### JOB
Gather from the material every line that contains the string "code".
#####
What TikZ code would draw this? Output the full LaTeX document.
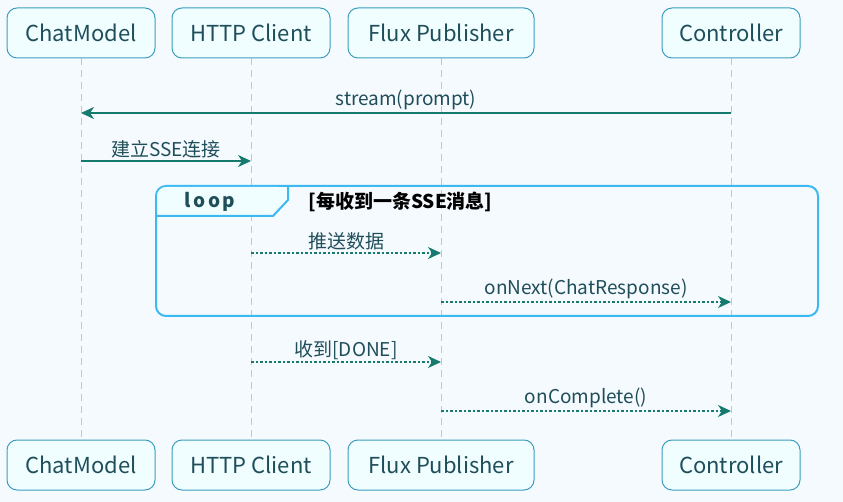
\documentclass[tikz,border=0pt]{standalone}
\usepackage{fontspec}
\setmainfont{Noto Sans CJK SC}
\usetikzlibrary{arrows.meta}
\definecolor{bg}{HTML}{F5FAFE}
\definecolor{boxf}{HTML}{F0FEFF}
\definecolor{boxd}{HTML}{3D9EC0}
\definecolor{txt}{HTML}{1F4E5A}
\definecolor{arr}{HTML}{167A6E}
\definecolor{loopc}{HTML}{3BB9F0}
\begin{document}
\begin{tikzpicture}[x=1pt,y=-1pt,
  part/.style={draw=boxd,line width=1pt,fill=boxf,rounded corners=10pt,minimum height=50pt,text=txt,font=\fontsize{22}{24}\selectfont,inner xsep=0pt},
  life/.style={draw=gray!45,dash pattern=on 7pt off 5pt,line width=0.7pt},
  msg/.style={draw=arr,line width=1.6pt,-{Stealth[length=13pt,width=12pt,inset=4pt]}},
  dmsg/.style={msg,dash pattern=on 2.5pt off 2pt,line width=1.4pt},
  lab/.style={text=txt,font=\fontsize{19}{21}\selectfont,above,inner sep=2pt}]
\fill[bg] (0,0) rectangle (843,502);
\foreach \n/\x/\w/\t in {a/81/148/ChatModel,b/251/158/HTTP Client,c/441/186/Flux Publisher,d/731/138/Controller}{
  \draw[life] (\x,58) -- (\x,440);
  \node[part,minimum width=\w pt] (\n1) at (\x,33) {\t};
  \node[part,minimum width=\w pt] (\n2) at (\x,465) {\t};
}
\coordinate (a1) at (81,113); \coordinate (d1) at (731,113);
\draw[msg] (d1) -- node[lab]{stream(prompt)} (a1);
\coordinate (a2) at (81,161); \coordinate (b2) at (251,161);
\draw[msg] (a2) -- node[lab]{建立SSE连接} (b2);
\draw[loopc,line width=2pt,rounded corners=10pt] (156,186) rectangle (818,316);
\fill[boxf,rounded corners=9pt] (157,187) -- (287,187) -- (287,200) -- (272,215) -- (157,215) -- cycle;
\draw[loopc,line width=2pt] (288,186) -- (288,200) -- (273,216) -- (156,216);
\node[text=txt,font=\bfseries\fontsize{19}{21}\selectfont] (lp) at (210,202) {l\hspace{2.5pt}o\hspace{2.5pt}o\hspace{2.5pt}p};
\node[anchor=west,font=\bfseries\fontsize{19}{21}\selectfont] (cond) at (305,202) {[每收到一条SSE消息]};
\coordinate (b3) at (251,253); \coordinate (c3) at (441,253);
\draw[dmsg] (b3) -- node[lab]{推送数据} (c3);
\coordinate (c4) at (441,302); \coordinate (d4) at (731,302);
\draw[dmsg] (c4) -- node[lab]{onNext(ChatResponse)} (d4);
\coordinate (b5) at (251,362); \coordinate (c5) at (441,362);
\draw[dmsg] (b5) -- node[lab]{收到[DONE]} (c5);
\coordinate (c6) at (441,411); \coordinate (d6) at (731,411);
\draw[dmsg] (c6) -- node[lab]{onComplete()} (d6);
\end{tikzpicture}
\end{document}
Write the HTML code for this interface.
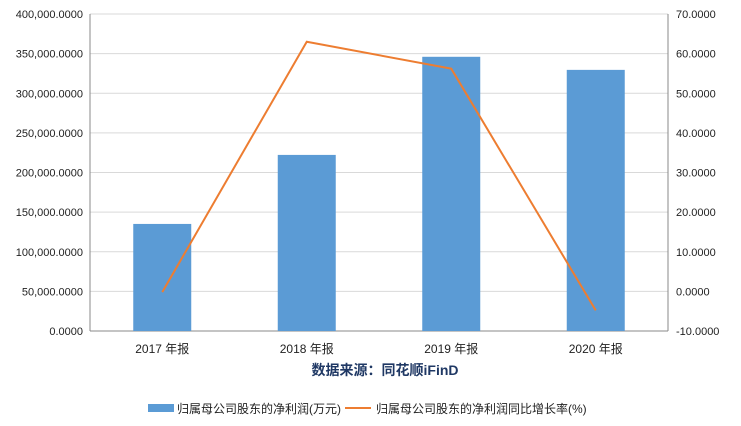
<!DOCTYPE html>
<html><head><meta charset="utf-8"><style>
body{margin:0;background:#fff;width:741px;height:421px;overflow:hidden}
svg text{font-family:"Liberation Sans","Noto Sans CJK SC",sans-serif;fill:#222}
</style></head><body>
<svg id="c" width="741" height="421"></svg>
<script>
const categories=["2017 年报","2018 年报","2019 年报","2020 年报"];
const profit=[135100,222200,346000,329500];
const growth=[-0.2,63.0,56.2,-4.8];
const leftTicks=[0,50000,100000,150000,200000,250000,300000,350000,400000];
const rightTicks=[-10,0,10,20,30,40,50,60,70];
const NS="http://www.w3.org/2000/svg";
const svg=document.getElementById('c');
const X0=90,X1=668,Y0=331,Y1=14;
const yL=v=>Y0-(v-0)/400000*(Y0-Y1);
const yR=v=>Y0-(v+10)/80*(Y0-Y1);
const bw=(X1-X0)/categories.length;
const xC=i=>X0+bw*(i+0.5);
function mk(t,a,txt){const e=document.createElementNS(NS,t);for(const k in a)e.setAttribute(k,a[k]);if(txt!==undefined)e.textContent=txt;svg.appendChild(e);return e;}
const fmt=v=>v.toLocaleString('en-US',{minimumFractionDigits:4,maximumFractionDigits:4});
leftTicks.forEach(v=>{
 const g=mk('line',{x1:X0,x2:X1,y1:yL(v),y2:yL(v),stroke:'#d9d9d9'});
 
 
 const t=mk('text',{x:X0-7,y:yL(v)+4,'text-anchor':'end','font-size':11},fmt(v));
 
 
});
rightTicks.forEach(v=>{
 const t=mk('text',{x:X1+8,y:yR(v)+4,'font-size':11},fmt(v));
 
 
});
let a=mk('line',{x1:X0,x2:X0,y1:Y1,y2:Y0,stroke:'#888'});
a=mk('line',{x1:X1,x2:X1,y1:Y1,y2:Y0,stroke:'#888'});
a=mk('line',{x1:X0,x2:X1,y1:Y0,y2:Y0,stroke:'#888'});
categories.forEach((c,i)=>{
 const b=mk('rect',{x:xC(i)-29,y:yL(profit[i]),width:58,height:Y0-yL(profit[i]),fill:'#5b9bd5'});
 
 
 const t=mk('text',{x:xC(i),y:353,'text-anchor':'middle','font-size':12},c);
 
 
});
const pl=mk('polyline',{points:growth.map((v,i)=>xC(i)+','+yR(v)).join(' '),fill:'none',stroke:'#ed7d31','stroke-width':2});


let s=mk('text',{x:385,y:375,'text-anchor':'middle','font-size':14,'font-weight':'bold',style:'fill:#1f3864'},'数据来源：同花顺iFinD');

let l=mk('rect',{x:148,y:404,width:26,height:8,fill:'#5b9bd5'});
l=mk('text',{x:177,y:413,'font-size':12},'归属母公司股东的净利润(万元)');
l=mk('line',{x1:345,x2:371,y1:408,y2:408,stroke:'#ed7d31','stroke-width':2});
l=mk('text',{x:376,y:413,'font-size':12},'归属母公司股东的净利润同比增长率(%)');
</script>
</body></html>
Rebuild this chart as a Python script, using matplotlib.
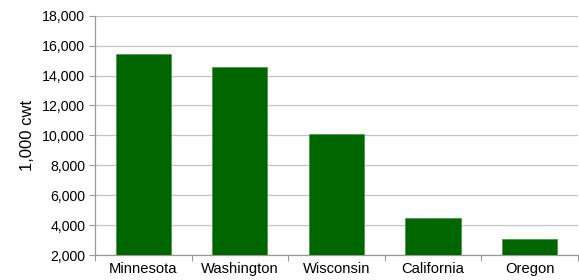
#####
### FINAL RESULT
What TikZ code would draw this? Output the full LaTeX document.
Write the HTML code for this interface.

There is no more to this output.